Mais de quelle pratique s’agit-il ? Les pharisiens n’étaient-ils pas les champions de la pratique ? Jusqu’à filtrer le moindre moucheron, mais en avalant le chameau ! S’il suffisait d’être en règle avec tout un ensemble de pratiques, les pharisiens nous seraient donnés en exemple. Ils ne se seraient pas heurtés aussi violement à Jésus. De quelle pratique s’agit-il donc ?
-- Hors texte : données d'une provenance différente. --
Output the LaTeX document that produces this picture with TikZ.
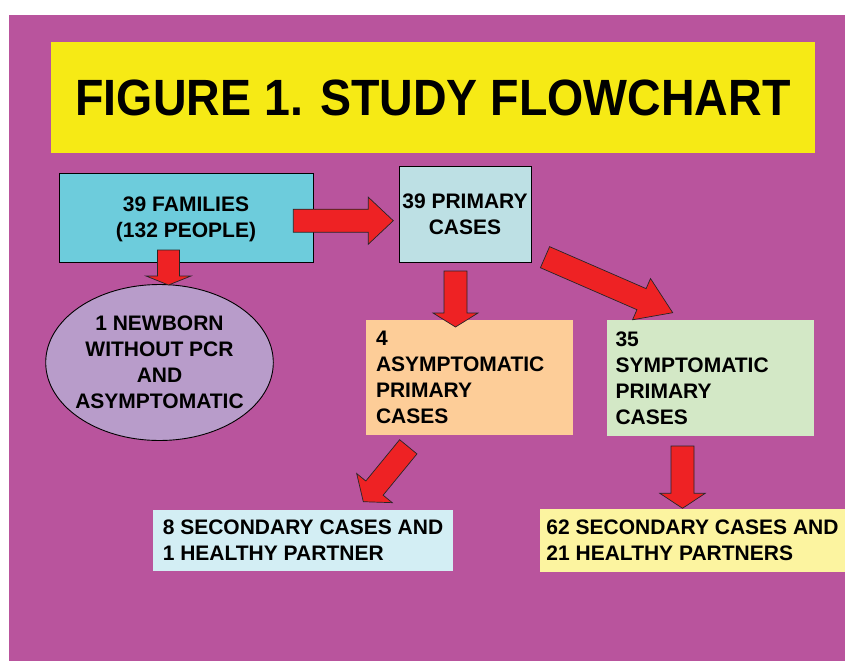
\documentclass[tikz,border=0pt]{standalone}
\usepackage{fontspec}
\setmainfont{Liberation Sans}
\usetikzlibrary{calc,shapes.geometric}
\definecolor{bgmag}{HTML}{B9549D}
\definecolor{titleyellow}{HTML}{F6EA15}
\definecolor{famblue}{HTML}{6DCCDC}
\definecolor{primblue}{HTML}{BDE0E4}
\definecolor{newbornlilac}{HTML}{B89CCA}
\definecolor{asymorange}{HTML}{FDCD98}
\definecolor{symgreen}{HTML}{D3E8C6}
\definecolor{seconeblue}{HTML}{D3EEF4}
\definecolor{sectwoyellow}{HTML}{FCF4A0}
\definecolor{arrowred}{HTML}{EE2224}
\newcommand\blockarrow[5]{%
  \coordinate (bh) at ($(#2)!#3!(#1)$);
  \draw[blockarr] ($(#1)!#4!90:(#2)$) -- ($(bh)!#4!90:(#2)$) -- ($(bh)!#5!90:(#2)$)
    -- (#2) -- ($(bh)!#5!-90:(#2)$) -- ($(bh)!#4!-90:(#2)$) -- ($(#1)!#4!-90:(#2)$) -- cycle;
}
\begin{document}
\begin{tikzpicture}[x=1pt,y=-1pt,
  txt/.style={font={\bfseries\fontsize{21}{26}\selectfont}},
  flat/.style={text depth=0pt},
  boxed/.style={txt, flat, rectangle, inner sep=0pt, draw=black, line width=0.9pt},
  plain/.style={txt, rectangle, inner sep=0pt},
  blockarr/.style={fill=arrowred, draw=black!85, line width=0.7pt, line join=miter}
]
\useasboundingbox (0,0) rectangle (845,661);
\fill[bgmag] (9,15) rectangle (845,661);

\node[fill=titleyellow, inner sep=0pt, text depth=0pt, minimum width=764pt, minimum height=111pt,
  font={\bfseries\fontsize{51}{60}\selectfont}] (title) at (433,97.5)
  {\scalebox{0.912}[1]{FIGURE 1. STUDY FLOWCHART}};

\node[boxed, fill=famblue, minimum width=254pt, minimum height=89pt, align=center] (fam) at (186,217.5)
  {39 FAMILIES\\(132 PEOPLE)};
\node[boxed, fill=primblue, minimum width=132pt, minimum height=96pt, align=center] (prim) at (465,214)
  {39 PRIMARY\\CASES};
\node[txt, flat, ellipse, draw=black, line width=0.9pt, fill=newbornlilac, inner sep=0pt, inner xsep=-15pt,
  minimum width=227.6pt, minimum height=156pt, align=center] (newborn) at (159.5,362.5)
  {1 NEWBORN\\WITHOUT PCR\\AND\\ASYMPTOMATIC};
\node[plain, fill=asymorange, minimum width=207pt, minimum height=115pt, text width=187pt, inner xsep=10pt,
  align=left] (asym) at (469.5,377.5)
  {4\\ASYMPTOMATIC\\PRIMARY\\CASES};
\node[plain, fill=symgreen, minimum width=207pt, minimum height=116pt, text width=190pt, inner xsep=8.5pt,
  align=left] (sym) at (710.5,378)
  {35\\SYMPTOMATIC\\PRIMARY\\CASES};
\node[plain, flat, fill=seconeblue, minimum width=300pt, minimum height=61pt, align=left] (secone) at (303,540.5)
  {8 SECONDARY CASES AND\\1 HEALTHY PARTNER};
\node[plain, flat, fill=sectwoyellow, minimum width=305pt, minimum height=63pt, align=left] (sectwo) at (692.5,540.5)
  {62 SECONDARY CASES AND\\21 HEALTHY PARTNERS};

% arrow end points
\coordinate (famR) at (293.3,220.7);  \coordinate (primL) at (393.3,220.7);
\coordinate (famB) at (168.5,250);    \coordinate (newbornT) at (168.5,285);
\coordinate (primB) at (455.5,271);   \coordinate (asymT) at (455.5,327);
\coordinate (primBR) at (545,257.2);  \coordinate (symT) at (672.7,312.7);
\coordinate (asymB) at (408.3,446.8); \coordinate (seconeT) at (363.3,501.7);
\coordinate (symB) at (682.5,446);    \coordinate (sectwoT) at (682.5,508.3);

\blockarrow{famR}{primL}{25pt}{11.5pt}{23.5pt}
\blockarrow{famB}{newbornT}{9pt}{11pt}{22.5pt}
\blockarrow{primB}{asymT}{14pt}{11.5pt}{22.5pt}
\blockarrow{primBR}{symT}{34pt}{11.5pt}{22.5pt}
\blockarrow{asymB}{seconeT}{17.6pt}{11.2pt}{23pt}
\blockarrow{symB}{sectwoT}{15pt}{11.5pt}{22.7pt}
\end{tikzpicture}
\end{document}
Pour Benoît, cette mise en pratique de la Parole se caractérise par deux traits essentiels. Non seulement elle implique tout l’être, jusque dans les profondeurs de notre cœur : c’est le but de la vie monastique, ramener l’homme à l’unité. Mais pour que cela soit possible, il faut aussi que nous ne prenions pas appui sur nous-mêmes. Prendre appui sur le Seigneur. Que notre gloire soit dans le Seigneur. Que notre vie soit en Lui.

Le Seigneur dit dans sa bonté : je ne veux pas la mort du pécheur, mais qu’il se convertisse, et qu’il vive . Au cœur de notre vocation de moine, il y a le désir de vivre. On a souvent décrit la vie monastique comme un renoncement, une mort au monde, un dépouillement… On oublie qu’il s’agit d’abord d’une vie. Ou plus exactement, comme le dit Benoît, d’un changement de vie.

Nous sommes entrés au monastère parce que nous sentions qu’il nous manquait quelque chose, que la vraie vie était ailleurs. Ce désir d’une vie autre peut s’étioler avec le temps. Il peut s’assoupir en nous. Nous avons à le réveiller chaque jour, tout au long de notre vie. Cela fait partie de notre pratique.